Definition of linguistics in English:

linguistics

plural noun

  • [treated as singular] The scientific study of language and its structure, including the study of morphology, syntax, phonetics, and semantics. Specific branches of linguistics include sociolinguistics, dialectology, psycholinguistics, computational linguistics, historical-comparative linguistics, and applied linguistics.

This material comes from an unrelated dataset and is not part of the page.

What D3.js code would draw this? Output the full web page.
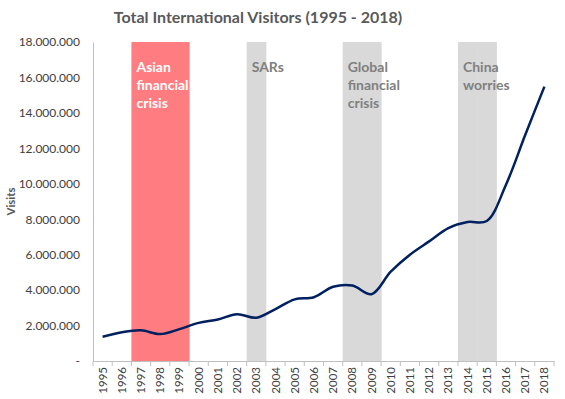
<!DOCTYPE html>
<html><head><meta charset="utf-8">
<script src="https://cdn.jsdelivr.net/npm/d3@7"></script>
<style>body{margin:0;background:#fff}</style>
</head><body>
<script>
const years = d3.range(1995, 2019).map(String);
const visitors = [1370000,1620000,1730000,1520000,1800000,2150000,2340000,2640000,2440000,2930000,3480000,3600000,4190000,4260000,3770000,5040000,6000000,6750000,7500000,7840000,7900000,9950000,12750000,15480000];
const events = [
  {label:["Asian","financial","crisis"], years:["1997","1998","1999"], color:"#FF7C80", text:"#ffffff"},
  {label:["SARs"], years:["2003"], color:"#D9D9D9", text:"#808080"},
  {label:["Global","financial","crisis"], years:["2008","2009"], color:"#D9D9D9", text:"#808080"},
  {label:["China","worries"], years:["2014","2015"], color:"#D9D9D9", text:"#808080"}
];
const yTicks = [0,2000000,4000000,6000000,8000000,10000000,12000000,14000000,16000000,18000000];
const yMax = 18000000;

const W=565,H=399;
const m={l:93,r:11,t:42,b:38};
const svg=d3.select("body").append("svg").attr("width",W).attr("height",H).style("font-family","Lato, 'Open Sans', sans-serif");
const x=d3.scaleBand().domain(years).range([m.l,W-m.r]).padding(0);
const y=d3.scaleLinear().domain([0,yMax]).range([H-m.b,m.t]);

// shaded bands
events.forEach(e=>{
  svg.selectAll(null).data(e.years).enter().append("rect")
    .attr("x",d=>x(d)).attr("width",x.bandwidth()+0.5)
    .attr("y",y(yMax)).attr("height",y(0)-y(yMax)).attr("fill",e.color);
  const t=svg.append("text").attr("x",x(e.years[0])+5).attr("y",y(yMax)+30)
    .attr("fill",e.text).style("font-size","14px").style("font-weight","bold");
  e.label.forEach((l,i)=>t.append("tspan").attr("x",x(e.years[0])+5).attr("dy",i?18:0).text(l));
});

// axes
const fmt=v=>v===0?"-":d3.format(",")(v).replace(/,/g,".");
const ya=svg.append("g").attr("transform",`translate(${m.l},0)`)
  .call(d3.axisLeft(y).tickValues(yTicks).tickFormat(fmt).tickSize(0).tickPadding(13));
ya.select(".domain").attr("stroke","#BFBFBF");
ya.selectAll("text").attr("fill","#404040").style("font-size","12px").style("font-family","Lato, sans-serif");

const xa=svg.append("g").attr("transform",`translate(0,${y(0)})`)
  .call(d3.axisBottom(x).tickSize(0).tickSizeOuter(0));
xa.select(".domain").attr("stroke","#BFBFBF");
xa.selectAll(".tick text").attr("fill","#404040").style("font-size","11.5px").style("font-family","Lato, sans-serif")
  .attr("transform","rotate(-90)").attr("text-anchor","end").attr("x",-6).attr("y",0).attr("dy","0.35em");
// tick marks at band boundaries
svg.append("g").selectAll("line").data(years.concat(["end"])).enter().append("line")
  .attr("x1",(d,i)=>m.l+i*x.bandwidth()).attr("x2",(d,i)=>m.l+i*x.bandwidth())
  .attr("y1",y(0)).attr("y2",y(0)+5).attr("stroke","#BFBFBF");

// line
const line=d3.line().x((d,i)=>x(years[i])+x.bandwidth()/2).y(d=>y(d)).curve(d3.curveCatmullRom.alpha(0.5));
svg.append("path").datum(visitors).attr("d",line).attr("fill","none").attr("stroke","#002060").attr("stroke-width",2.5);

// titles
svg.append("text").attr("x",258).attr("y",23).attr("text-anchor","middle").attr("fill","#595959")
  .style("font-size","16px").style("font-weight","bold").text("Total International Visitors (1995 - 2018)");
svg.append("text").attr("transform",`translate(15,${(y(0)+y(yMax))/2}) rotate(-90)`).attr("text-anchor","middle")
  .attr("fill","#595959").style("font-size","11.5px").style("font-weight","bold").text("Visits");
</script>
</body></html>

    • ‘I don't know how well I could have understood linguistics without knowing another language.’
    • ‘Not all scholars are agreed on the boundaries and relationship between linguistics and sociolinguistics.’
    • ‘In linguistics a grammar is a limited set of rules which allows the production an unlimited number of sentences.’
    • ‘I won't comment on the theology of this position, but as linguistics, it's nonsense.’
    • ‘In fact, after psychology, linguistics is probably the cognitive discipline par excellence.’
    • ‘Considering how small a fraction of the web is devoted to linguistics, that's extraordinary.’
    • ‘It includes an essay on language and linguistics, which may be supplemented by the treatment of style in Book III of the Rhetoric.’
    • ‘In linguistics, there are presently two main approaches to solving the problems associated with the description of emotions.’
    • ‘Machine translation is at the confluence of linguistics and computer science.’
    • ‘There are interesting ideas contained in the sections on linguistics and sociology.’
    • ‘Are there any equations that come out of linguistics that should be included in my hypothetical course?’
    • ‘All I mean by internet linguistics is the application of linguistics as a subject to this new domain of language experience.’
    • ‘Comparisons between linguistics and fields like history or chemistry give similar results.’
    • ‘The notion of specificity in linguistics is notoriously non-specific.’
    • ‘Prosody in linguistics refers to the study of intonation, tone, and stress in language.’
    • ‘If I studied linguistics my French professor would be sure to have a stroke.’
    • ‘She studied for a year in Paris, when she studied linguistics at the Sorbonne.’
    • ‘That most if not all human languages are infinite is one of the central observations of modern linguistics.’
    • ‘It is concerned with the applications of linguistics and psycholinguistics in first-language education.’
    • ‘His views revolutionized the study of language and inaugurated modern linguistics.’